C’est une idée assez intéressante et il se peut que cela fonctionne comme cela un moment. La limite, bien sûr, c’est que les meilleurs sites de forage, les plus rentables, ont été exploités en premier et qu’il ne reste que de moins bons sites, potentiellement moins rentables. La possibilité c’est que dans quelques années, le pétrole de roche-mère ne soit plus rentable qu’à 100 ou 110 $, alors que le cours serait bloqué à 80 ou 90. $
Si je comprends bien, votre hypothèse général va dans le sens suivant: On aura bientôt un prix de pétrole trop cher pour que l’économie « roule bien », mais pas assez cher à ce qu’il puisse être extrait avec profit (en tout cas pour le pétrole non-conventionnel)? Ce qui correspondra dans les faits à un pic pétrolier.
Pour être plus précis, nous étions déjà dans cette situation sans le savoir. À 100 $, comme ces dernières années, le pétrole était rentable pour les pétrolière,mais trop cher pour l’économie; et à moins de 70 $, les pétrolières perdent de l’argent et ne peuvent plus investir dans l’exploration, ni même dans l’exploitation de nouveaux puits. C’est une variation sur le thème du pic pétrolier où le déclin de la production n’a pas lieu strictement pour des raisons géologiques (épuisement de la ressource) mais plutôt parce que le coût des ressources restantes dépasse la capacité de payer es consommateurs. On spéculait avant sur le pétrole à 200 $, voire 300 $ le baril: on voir maintenant que ça n’arrivera pas, pas à grande échelle du moins, parce que le marché n’en a pas les moyens.
On peut aussi voir ça comme une crise des capitaux (dans le sens proposé par Limits to Growth et le Club de Rome): l’industrie pétrolière a besoin de 100 $ pour réunir les capitaux nécessaires à la poursuite de ses activités, mais la masse des consommateurs industriels et particuliers n’est pas capable de fournir ces capitaux sans s’endetter ou sans négliger d’autres investissements essentiels dans les services publics, l’activité manufacturière, etc.
Comme certains le pressentent depuis longtemps, l’âge du pétrole ne prendra pas fin faute de pétrole, pas plus que l’âge de pierre n’a pris fin faute de pierres. D’autres facteurs sont en jeu.
Effectivement! Ce qui est observé depuis 2005 (date du pic pétrolier), c’est une réduction très importante de l’élasticité de l’offre au prix du pétrole. C’est la cause des grandes fluctuations de prix que l’on observe depuis 10 ans.
Avec le temps, l’économie est capable de supporter un prix du pétrole plus élevé en raison de la substitution, mais cela prend du temps.

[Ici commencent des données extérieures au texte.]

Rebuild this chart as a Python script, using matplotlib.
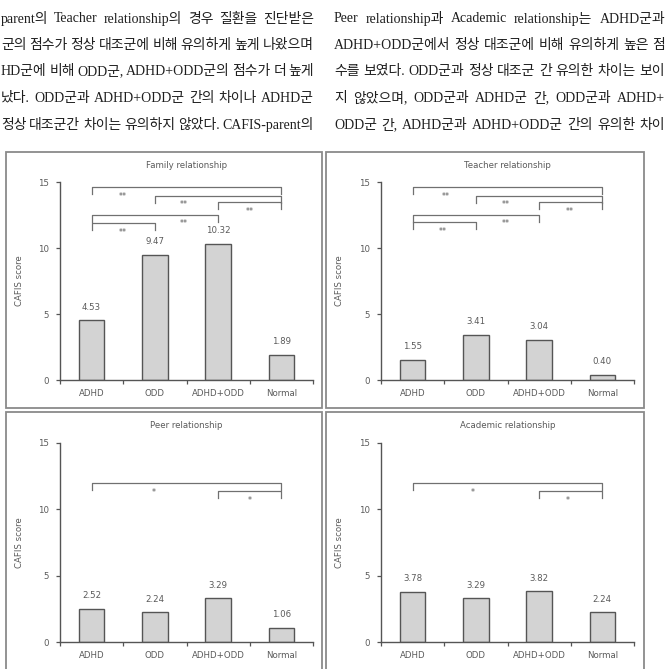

Donc avec un prix à la limite de ce que les gens peuvent payer, on peut s’imaginer comme conséquence une croissance économique plus faible et des gains d’efficacité dans l’utilisation du pétrole. On sera alors toujours dans « l’âge du pétrole » puisque cette ressource restera convoitée puisque elle n’est pas facilement substituable par d’autres ressources énergétiques.